▶ Supplied data:
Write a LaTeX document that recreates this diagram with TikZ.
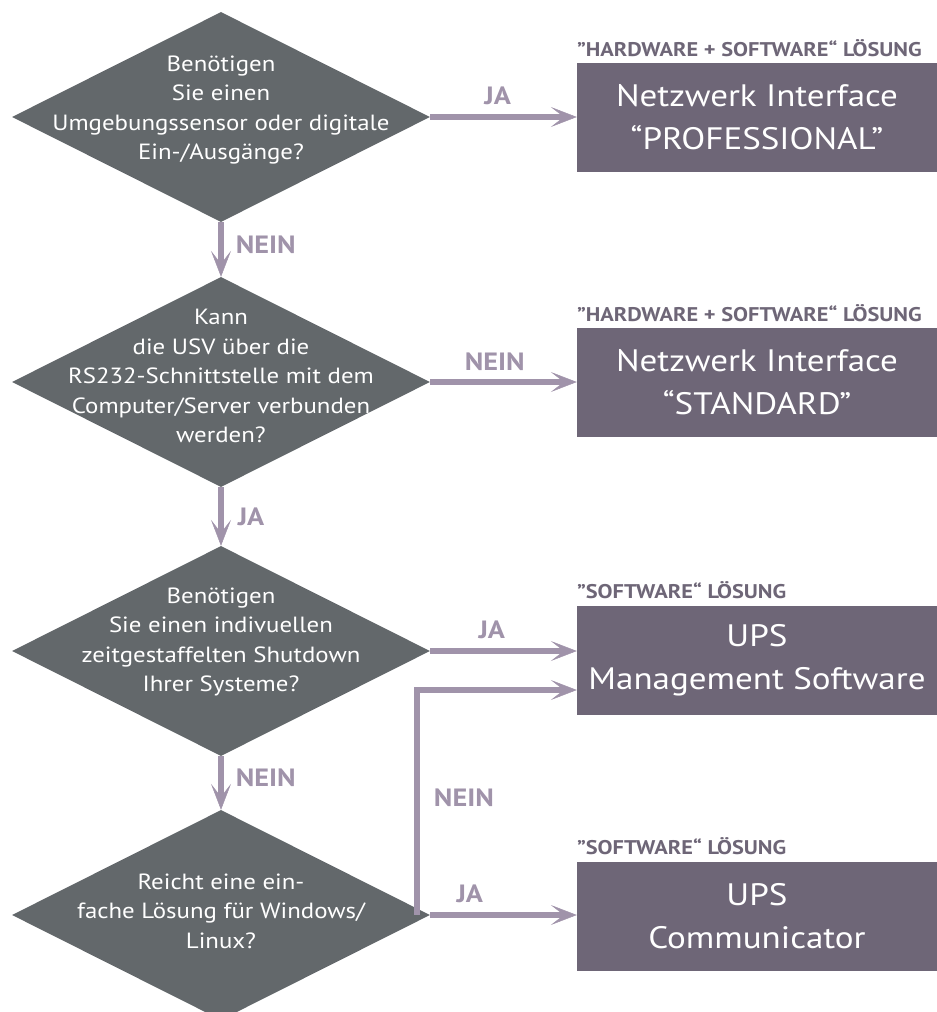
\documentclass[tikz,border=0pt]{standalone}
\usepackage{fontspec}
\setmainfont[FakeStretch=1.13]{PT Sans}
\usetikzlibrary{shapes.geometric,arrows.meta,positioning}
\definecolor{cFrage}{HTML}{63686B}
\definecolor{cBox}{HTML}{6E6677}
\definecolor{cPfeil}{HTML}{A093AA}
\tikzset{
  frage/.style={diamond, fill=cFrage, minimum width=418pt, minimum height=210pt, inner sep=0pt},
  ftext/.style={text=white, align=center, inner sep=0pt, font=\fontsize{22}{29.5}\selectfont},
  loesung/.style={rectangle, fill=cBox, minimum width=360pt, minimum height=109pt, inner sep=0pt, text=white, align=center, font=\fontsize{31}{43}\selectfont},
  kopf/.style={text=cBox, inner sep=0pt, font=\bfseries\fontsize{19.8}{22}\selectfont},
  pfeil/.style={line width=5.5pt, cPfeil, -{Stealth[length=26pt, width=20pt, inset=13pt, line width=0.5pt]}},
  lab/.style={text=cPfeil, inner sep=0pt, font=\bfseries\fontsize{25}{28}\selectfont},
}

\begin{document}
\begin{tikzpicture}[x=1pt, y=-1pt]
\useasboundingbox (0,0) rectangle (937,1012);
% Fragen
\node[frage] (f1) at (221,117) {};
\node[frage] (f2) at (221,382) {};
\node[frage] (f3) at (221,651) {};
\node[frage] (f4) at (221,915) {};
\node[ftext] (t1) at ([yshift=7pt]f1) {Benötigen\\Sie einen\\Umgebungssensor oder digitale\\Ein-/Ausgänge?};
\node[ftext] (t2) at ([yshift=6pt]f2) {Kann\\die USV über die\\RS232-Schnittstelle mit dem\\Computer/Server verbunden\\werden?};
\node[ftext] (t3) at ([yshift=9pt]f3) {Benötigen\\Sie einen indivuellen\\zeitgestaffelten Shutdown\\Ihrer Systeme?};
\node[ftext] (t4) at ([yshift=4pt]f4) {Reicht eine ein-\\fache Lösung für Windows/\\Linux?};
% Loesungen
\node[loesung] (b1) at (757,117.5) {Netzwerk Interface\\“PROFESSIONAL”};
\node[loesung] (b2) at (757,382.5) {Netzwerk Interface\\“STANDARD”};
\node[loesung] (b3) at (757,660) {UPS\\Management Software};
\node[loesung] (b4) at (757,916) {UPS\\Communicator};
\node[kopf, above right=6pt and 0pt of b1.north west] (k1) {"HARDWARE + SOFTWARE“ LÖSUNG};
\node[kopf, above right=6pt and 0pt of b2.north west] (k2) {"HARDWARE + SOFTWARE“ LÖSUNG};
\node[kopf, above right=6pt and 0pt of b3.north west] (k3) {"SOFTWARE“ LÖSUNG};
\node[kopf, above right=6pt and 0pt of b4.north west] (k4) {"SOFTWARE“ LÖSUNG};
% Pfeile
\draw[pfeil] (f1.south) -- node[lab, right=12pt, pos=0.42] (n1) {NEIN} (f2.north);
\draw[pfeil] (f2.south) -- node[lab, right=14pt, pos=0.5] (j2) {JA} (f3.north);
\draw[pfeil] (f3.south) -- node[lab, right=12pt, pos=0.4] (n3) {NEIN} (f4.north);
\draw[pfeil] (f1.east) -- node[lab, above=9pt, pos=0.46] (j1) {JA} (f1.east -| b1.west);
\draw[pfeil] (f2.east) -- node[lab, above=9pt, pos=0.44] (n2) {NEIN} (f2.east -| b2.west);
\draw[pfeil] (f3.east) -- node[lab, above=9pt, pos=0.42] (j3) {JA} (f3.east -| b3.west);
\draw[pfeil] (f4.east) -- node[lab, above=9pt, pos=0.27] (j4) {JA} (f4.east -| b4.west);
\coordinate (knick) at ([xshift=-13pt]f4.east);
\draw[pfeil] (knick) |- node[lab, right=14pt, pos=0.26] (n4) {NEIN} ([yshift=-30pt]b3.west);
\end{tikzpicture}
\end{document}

▶ Given exercise: All of the material above should be reproduced exactly, except the pictures.

▶ Task answer:
Write a LaTeX document that recreates this diagram with TikZ.
\documentclass[tikz,border=0pt]{standalone}
\usepackage{fontspec}
\setmainfont[FakeStretch=1.13]{PT Sans}
\usetikzlibrary{shapes.geometric,arrows.meta,positioning}
\definecolor{cFrage}{HTML}{63686B}
\definecolor{cBox}{HTML}{6E6677}
\definecolor{cPfeil}{HTML}{A093AA}
\tikzset{
  frage/.style={diamond, fill=cFrage, minimum width=418pt, minimum height=210pt, inner sep=0pt},
  ftext/.style={text=white, align=center, inner sep=0pt, font=\fontsize{22}{29.5}\selectfont},
  loesung/.style={rectangle, fill=cBox, minimum width=360pt, minimum height=109pt, inner sep=0pt, text=white, align=center, font=\fontsize{31}{43}\selectfont},
  kopf/.style={text=cBox, inner sep=0pt, font=\bfseries\fontsize{19.8}{22}\selectfont},
  pfeil/.style={line width=5.5pt, cPfeil, -{Stealth[length=26pt, width=20pt, inset=13pt, line width=0.5pt]}},
  lab/.style={text=cPfeil, inner sep=0pt, font=\bfseries\fontsize{25}{28}\selectfont},
}

\begin{document}
\begin{tikzpicture}[x=1pt, y=-1pt]
\useasboundingbox (0,0) rectangle (937,1012);
% Fragen
\node[frage] (f1) at (221,117) {};
\node[frage] (f2) at (221,382) {};
\node[frage] (f3) at (221,651) {};
\node[frage] (f4) at (221,915) {};
\node[ftext] (t1) at ([yshift=7pt]f1) {Benötigen\\Sie einen\\Umgebungssensor oder digitale\\Ein-/Ausgänge?};
\node[ftext] (t2) at ([yshift=6pt]f2) {Kann\\die USV über die\\RS232-Schnittstelle mit dem\\Computer/Server verbunden\\werden?};
\node[ftext] (t3) at ([yshift=9pt]f3) {Benötigen\\Sie einen indivuellen\\zeitgestaffelten Shutdown\\Ihrer Systeme?};
\node[ftext] (t4) at ([yshift=4pt]f4) {Reicht eine ein-\\fache Lösung für Windows/\\Linux?};
% Loesungen
\node[loesung] (b1) at (757,117.5) {Netzwerk Interface\\“PROFESSIONAL”};
\node[loesung] (b2) at (757,382.5) {Netzwerk Interface\\“STANDARD”};
\node[loesung] (b3) at (757,660) {UPS\\Management Software};
\node[loesung] (b4) at (757,916) {UPS\\Communicator};
\node[kopf, above right=6pt and 0pt of b1.north west] (k1) {"HARDWARE + SOFTWARE“ LÖSUNG};
\node[kopf, above right=6pt and 0pt of b2.north west] (k2) {"HARDWARE + SOFTWARE“ LÖSUNG};
\node[kopf, above right=6pt and 0pt of b3.north west] (k3) {"SOFTWARE“ LÖSUNG};
\node[kopf, above right=6pt and 0pt of b4.north west] (k4) {"SOFTWARE“ LÖSUNG};
% Pfeile
\draw[pfeil] (f1.south) -- node[lab, right=12pt, pos=0.42] (n1) {NEIN} (f2.north);
\draw[pfeil] (f2.south) -- node[lab, right=14pt, pos=0.5] (j2) {JA} (f3.north);
\draw[pfeil] (f3.south) -- node[lab, right=12pt, pos=0.4] (n3) {NEIN} (f4.north);
\draw[pfeil] (f1.east) -- node[lab, above=9pt, pos=0.46] (j1) {JA} (f1.east -| b1.west);
\draw[pfeil] (f2.east) -- node[lab, above=9pt, pos=0.44] (n2) {NEIN} (f2.east -| b2.west);
\draw[pfeil] (f3.east) -- node[lab, above=9pt, pos=0.42] (j3) {JA} (f3.east -| b3.west);
\draw[pfeil] (f4.east) -- node[lab, above=9pt, pos=0.27] (j4) {JA} (f4.east -| b4.west);
\coordinate (knick) at ([xshift=-13pt]f4.east);
\draw[pfeil] (knick) |- node[lab, right=14pt, pos=0.26] (n4) {NEIN} ([yshift=-30pt]b3.west);
\end{tikzpicture}
\end{document}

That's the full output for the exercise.